E passiamo alle gran dame, alle contesse duchesse e regine. Cioè alle committenti. Incontriamo per prima Laura Dianti, amante di Alfonso d’Este, il primo principe committente del Tiziano, ritratta con una «complicata acconciatura» e con «una toilette altrettanto complicata. Insieme a lei aveva posato un paggetto africano» (Alvise Zorzi). Poi Isabella d’Este, impareggiabile collezionista e mecenate che riempie di opere d’arte Palazzo Te a Mantova. Lei nel 1535 gli chiede di essere ritratta, epperò ringiovanita, e gli dà un antico ritratto che è già una copia di un altro. Lui ce la mette tutta e lei ne resta estasiata «anche se dubitiamo di essere mai stata, nell’età in cui il maestro ci ha rappresentata, bella come lui ci ha dipinto». Chissà com’era, in realtà. Servì anche, e molto, per farsi commissionare un altro ritratto, questa volta della figlia di Isabella (Eleonora appunto) che finì sulla tela insieme al suo cagnolino e a un orologio di marca tedesca. Da un’Isabella a un’altra: Isabella di Portogallo, moglie di Carlo V il rey catòlico grandissimo estimatore di Tiziano. Tanto da portarsi nel suo ritiro volontario il suo Trionfo della Santissimia Trinità, l’Ecce homo e l’Addolorata, per prepararsi cristianamente alla morte. Dissero che morì con gli occhi fissi sul primo.

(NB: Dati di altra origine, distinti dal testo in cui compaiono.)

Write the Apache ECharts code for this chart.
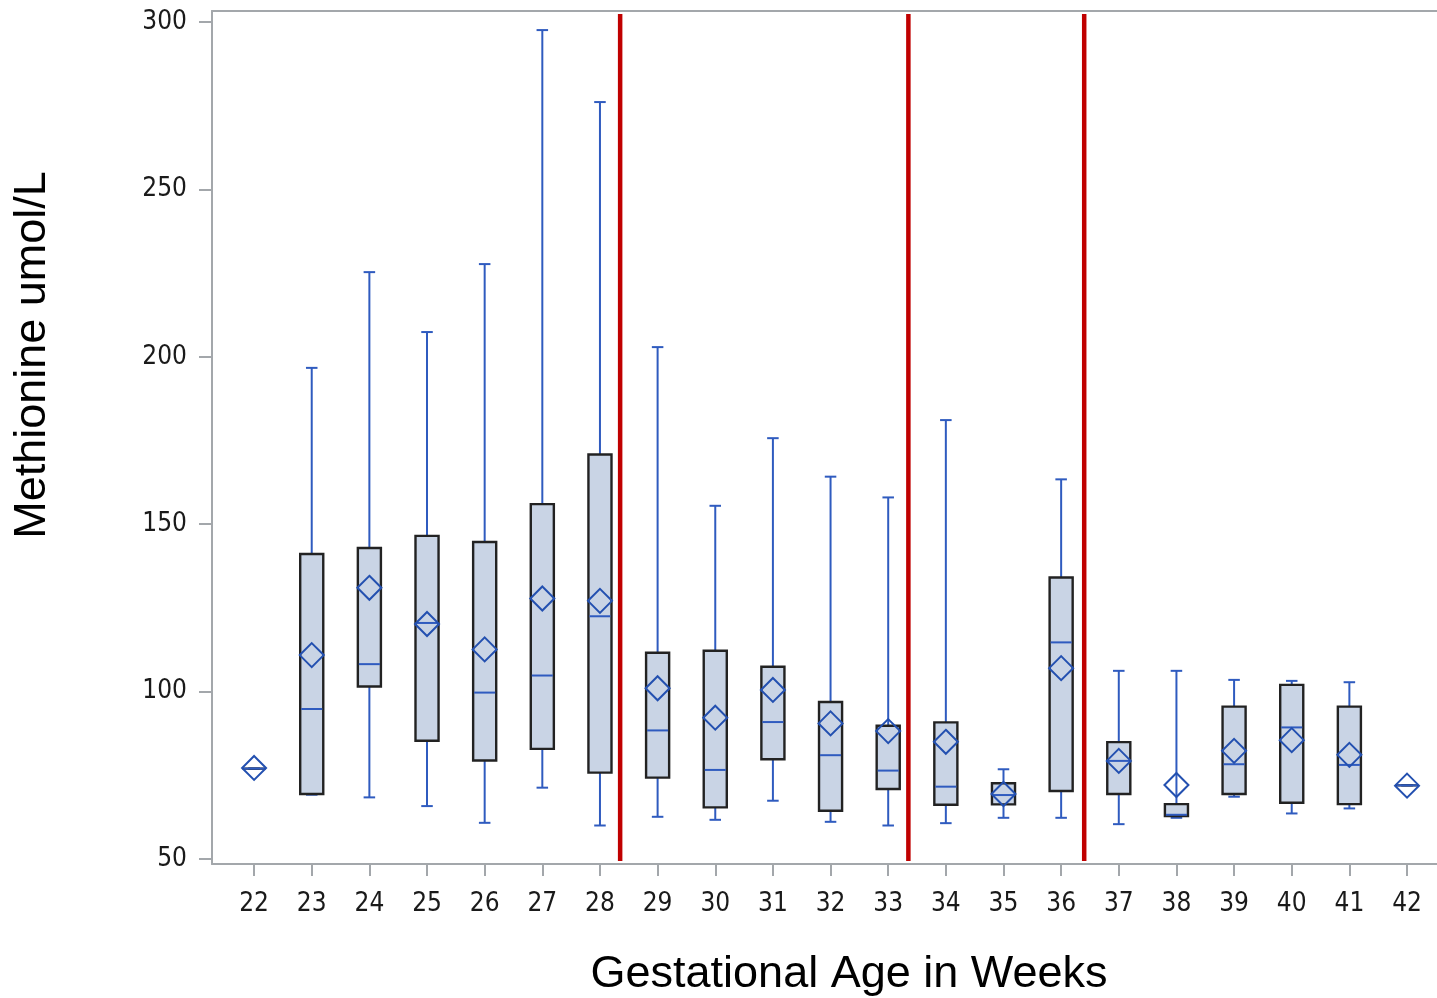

Il più potente tra i ritratti di donne è però probabilmente quello di Maria d’Ungheria, sorella di Carlo, espressione vivente del potere supremo, ma anche della sua angosciosa solitudine, così come di potere assoluto dovevano parlare i grandi quadri sul soffitto destinati a guardare, terribili e fulminanti, i visitatori del castello di Binche, in Fiandra, dove la regina teneva d’estate corte e giustizia, Furie pronte ad avventarsi contro chi si ribellasse all’autorità investita da Dio.


Che differenza tra queste gran dame austere (più raramente audaci e sensuali) e le altre donne «familiari» del Tiziano, anche quando finissero ritratte. Dopo le frequentazioni (certo allettanti ma anche faticosissime) con i potenti del mondo, Tiziano si rinfrancava alla fine, più che nelle braccia di amanti, nella tranquilla oasi delle «sue» servizievoli e modeste donne di casa.